Yolculuğun insani tarafındaki bir diğer sevindirici şey ise her yerde iyi insanların çoğunlukta olduğunu görmek oldu. Bazen her ne kadar işin içinde, mutfağında olsak da izlediğimiz ve okuduğumuz haberlere bizler de kanabiliyoruz. Gün boyu haberlerin büyük çoğunluğunda kötü insanların yaptıkları icraatları görüyor, okuyoruz. İster istemez bir süre sonra kötülüğün gerçekten çoğunluğu teşkil ettiğine ikna oluyoruz. Halbuki haber değeri olarak görülmeyen, sesleri çıkmayan, kendi halinde kavrulan, imkanları dahilinde insanlara faydası dokunan büyük bir çoğunluk var. Bizlerin ekranda gördükleri gerçekten “azgın azınlık” diyebileceğimiz bir kesim. Maalesef gazetecilerin de yurttaşın da en çok ilgisini çeken de bu “azgın azınlık.”
Keşke akşam haberlerine çevreyi kirletmemek için çikolata kabını cebinde kilometrelerce taşıyan Mustafa haber olsa, keşke yaşlı komşusuna her gün sıcak yemek taşıyan Ayşe haber olsa. Maalesef bu güzel insanların haber olması için birisinin çikolata kabını arkadaşının ağzına sokması, diğerinin de yaşlı komşusuna eziyet etmesi gerekiyor. Maalesef ilgimizi çeken şeyler bunlar.

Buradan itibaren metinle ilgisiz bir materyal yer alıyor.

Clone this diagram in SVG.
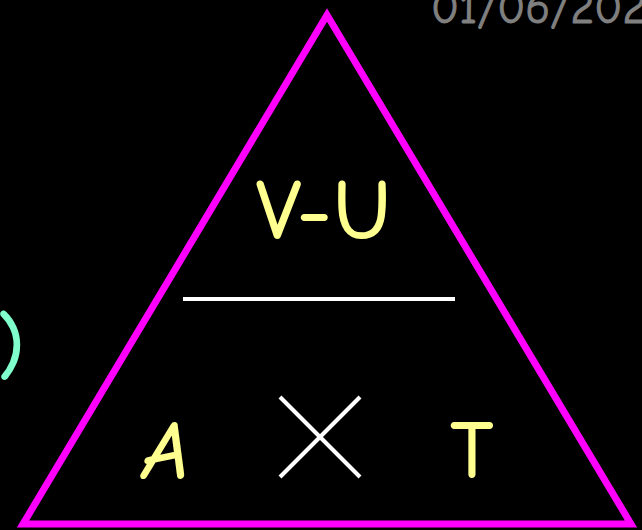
<svg xmlns="http://www.w3.org/2000/svg" width="642" height="530" viewBox="0 0 642 530">
<style>
.t{font-family:"Comic Neue","DejaVu Sans","Liberation Sans",sans-serif;}
.y{fill:#ffff90;stroke:#ffff90;stroke-width:2;stroke-linejoin:round;}
.w{stroke:#ffffff;stroke-width:4;fill:none;}
</style>
<rect x="0" y="0" width="642" height="530" fill="#000"/>
<g id="date"><text class="t" x="431" y="23" font-size="46" fill="#808080" stroke="#808080" stroke-width="1">01/06/202</text></g>
<g id="paren"><text class="t" x="-2" y="371" font-size="74" fill="#80ffcc" stroke="#80ffcc" stroke-width="2">)</text></g>
<g id="triangle"><polygon points="327,15 23,524 631,524" fill="none" stroke="#ff00ff" stroke-width="7" stroke-linejoin="miter"/></g>
<g id="vu"><text class="t y" x="325" y="238" font-size="82" text-anchor="middle" letter-spacing="3">V-U</text></g>
<g id="bar"><line class="w" x1="183" y1="299" x2="455" y2="299"/></g>
<g id="a"><text class="t y" x="166" y="478" font-size="80" text-anchor="middle" font-style="italic">A</text></g>
<g id="times"><line class="w" x1="280" y1="397" x2="360" y2="477"/><line class="w" x1="360" y1="397" x2="280" y2="477"/></g>
<g id="t"><text class="t y" x="472" y="477" font-size="80" text-anchor="middle">T</text></g>
</svg>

Yolculuğa geri dönelim. Güzel coğrafyalar güzel insanlar gördük eyvallah. Ama can sıkan şeyler de vardı elbette. En güzel plajların oteller ya da yalnızca ilgili kamu çalışanlarının girebildiği tesislerle kapatılmış olması can sıktı. Tatili güzelleştirmek, çeşitlendirmek için yapacağımız aktivitelerin aşırı pahalı oluşu can sıktı. Mesela Ölüdeniz’in eşsiz manzarasına yukarıdan bakmak, biraz adrenalin yaşamak istediniz ve yamaç paraşütünün yolunu tuttunuz. Bu deneyim kişi başı 3 bin liraya size mal olacak. Ya da havadan vazgeçip denizde bir tekne turu ile manzarayı tatmak istediniz. Yine geçmiş olsun. Bu sefer de kişi başı 900 lirayı gözden çıkarmanız lazım. (Teknede harcayacağınız ekstra masraflar hariç)

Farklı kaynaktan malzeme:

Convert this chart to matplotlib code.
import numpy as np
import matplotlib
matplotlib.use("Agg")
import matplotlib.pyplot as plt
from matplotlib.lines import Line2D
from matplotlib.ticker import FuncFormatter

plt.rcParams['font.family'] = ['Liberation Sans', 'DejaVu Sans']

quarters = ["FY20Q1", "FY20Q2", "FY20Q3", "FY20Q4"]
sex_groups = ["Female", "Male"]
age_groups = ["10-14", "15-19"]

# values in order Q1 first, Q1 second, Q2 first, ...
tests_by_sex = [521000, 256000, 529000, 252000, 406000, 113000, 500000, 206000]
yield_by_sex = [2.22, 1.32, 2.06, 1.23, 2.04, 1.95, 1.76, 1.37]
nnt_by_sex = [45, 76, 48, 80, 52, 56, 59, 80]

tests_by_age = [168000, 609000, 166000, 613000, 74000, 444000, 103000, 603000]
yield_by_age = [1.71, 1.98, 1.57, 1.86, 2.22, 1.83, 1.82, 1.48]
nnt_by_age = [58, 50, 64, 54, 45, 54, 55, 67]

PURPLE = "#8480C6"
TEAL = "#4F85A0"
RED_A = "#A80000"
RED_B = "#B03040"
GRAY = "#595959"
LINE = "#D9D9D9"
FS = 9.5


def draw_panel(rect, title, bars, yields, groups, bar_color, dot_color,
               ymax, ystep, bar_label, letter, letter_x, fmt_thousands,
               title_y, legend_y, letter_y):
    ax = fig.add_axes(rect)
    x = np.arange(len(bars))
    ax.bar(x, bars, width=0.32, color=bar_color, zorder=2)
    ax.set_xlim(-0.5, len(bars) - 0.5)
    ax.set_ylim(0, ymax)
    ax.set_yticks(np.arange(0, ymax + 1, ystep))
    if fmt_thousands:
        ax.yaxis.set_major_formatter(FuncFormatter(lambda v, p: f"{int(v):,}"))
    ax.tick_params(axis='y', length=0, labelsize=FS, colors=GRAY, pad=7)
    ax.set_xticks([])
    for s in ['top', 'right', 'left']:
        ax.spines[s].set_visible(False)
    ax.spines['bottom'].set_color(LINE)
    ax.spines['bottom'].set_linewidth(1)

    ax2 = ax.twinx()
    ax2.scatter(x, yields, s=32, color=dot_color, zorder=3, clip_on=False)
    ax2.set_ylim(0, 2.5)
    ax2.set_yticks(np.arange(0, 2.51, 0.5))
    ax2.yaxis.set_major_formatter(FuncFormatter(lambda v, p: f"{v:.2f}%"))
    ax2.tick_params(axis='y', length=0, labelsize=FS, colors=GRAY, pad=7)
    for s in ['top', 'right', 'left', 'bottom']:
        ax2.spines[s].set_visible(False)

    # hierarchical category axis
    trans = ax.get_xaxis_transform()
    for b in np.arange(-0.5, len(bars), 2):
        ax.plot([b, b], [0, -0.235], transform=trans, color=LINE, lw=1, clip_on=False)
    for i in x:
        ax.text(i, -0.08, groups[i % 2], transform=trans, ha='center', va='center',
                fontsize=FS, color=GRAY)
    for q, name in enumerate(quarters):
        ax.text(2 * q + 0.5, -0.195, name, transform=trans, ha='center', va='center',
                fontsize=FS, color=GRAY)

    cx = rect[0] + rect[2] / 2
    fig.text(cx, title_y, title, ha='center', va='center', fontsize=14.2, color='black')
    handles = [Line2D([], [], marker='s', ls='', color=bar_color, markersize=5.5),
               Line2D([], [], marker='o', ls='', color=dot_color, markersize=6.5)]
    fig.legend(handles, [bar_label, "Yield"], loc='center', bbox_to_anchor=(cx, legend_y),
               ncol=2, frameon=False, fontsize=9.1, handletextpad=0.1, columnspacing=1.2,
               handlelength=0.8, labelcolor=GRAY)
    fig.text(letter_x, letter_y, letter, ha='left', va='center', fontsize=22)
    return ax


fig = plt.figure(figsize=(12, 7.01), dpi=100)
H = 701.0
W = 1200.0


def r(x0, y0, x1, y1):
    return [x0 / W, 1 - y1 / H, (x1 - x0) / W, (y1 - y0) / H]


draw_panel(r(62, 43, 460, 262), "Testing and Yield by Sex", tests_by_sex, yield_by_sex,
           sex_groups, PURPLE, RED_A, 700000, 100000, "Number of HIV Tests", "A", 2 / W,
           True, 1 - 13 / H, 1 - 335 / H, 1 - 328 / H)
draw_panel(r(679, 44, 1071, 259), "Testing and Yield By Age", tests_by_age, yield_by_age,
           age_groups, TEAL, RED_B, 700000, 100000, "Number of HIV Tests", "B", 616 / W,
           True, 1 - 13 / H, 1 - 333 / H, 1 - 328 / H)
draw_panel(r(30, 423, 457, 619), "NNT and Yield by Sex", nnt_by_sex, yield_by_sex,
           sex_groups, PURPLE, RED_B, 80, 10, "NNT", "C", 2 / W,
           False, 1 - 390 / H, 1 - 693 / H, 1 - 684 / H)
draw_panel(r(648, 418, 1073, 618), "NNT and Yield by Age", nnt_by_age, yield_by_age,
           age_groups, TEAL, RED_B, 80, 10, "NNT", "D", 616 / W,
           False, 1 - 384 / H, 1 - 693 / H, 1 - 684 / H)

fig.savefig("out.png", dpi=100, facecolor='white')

Bu saydığım dezavantajlar elbette bizim gibi yerli turistler için geçerli. Yabancı turistin böylesi dertleri olmuyor. Bizim pahalı diyerek kapısından döndüğümüz aktivitelere onların “çok ucuz” diyerek sıraya girdiğine şahit oldum.
Elbette bu durumlara şikayet edip tatilimize küsmedik. İmkanlar dahilinde çok güzel yerleri gördük, çok güzel denizlere girdik, çok güzel insanlar tanıdık. Hepsinden önemlisi yolda olmanın tadını çıkardık. Her sabah başka bir güneşe merhaba demenin heyecanını yaşadık. Her akşam ayrı yerden güneşe veda etmenin huzurunu tattık. Her gece başka bir kentin sokaklarında kaybolduk.
Dilerim ki her Türk vatandaşı, bu güzel coğrafyaları keşfedecek imkana kavuşur. Bu ülkenin insanı bunu hak ediyor. Çünkü iyi insanlar çoğunlukta. Her şeye rağmen çoğunlukta. İyilik para etmezken çoğunlukta, iyilik haber değeri bile görülmezken çoğunlukta. Hatta ve hatta iyilik cezalandırılırken bile çoğunlukta.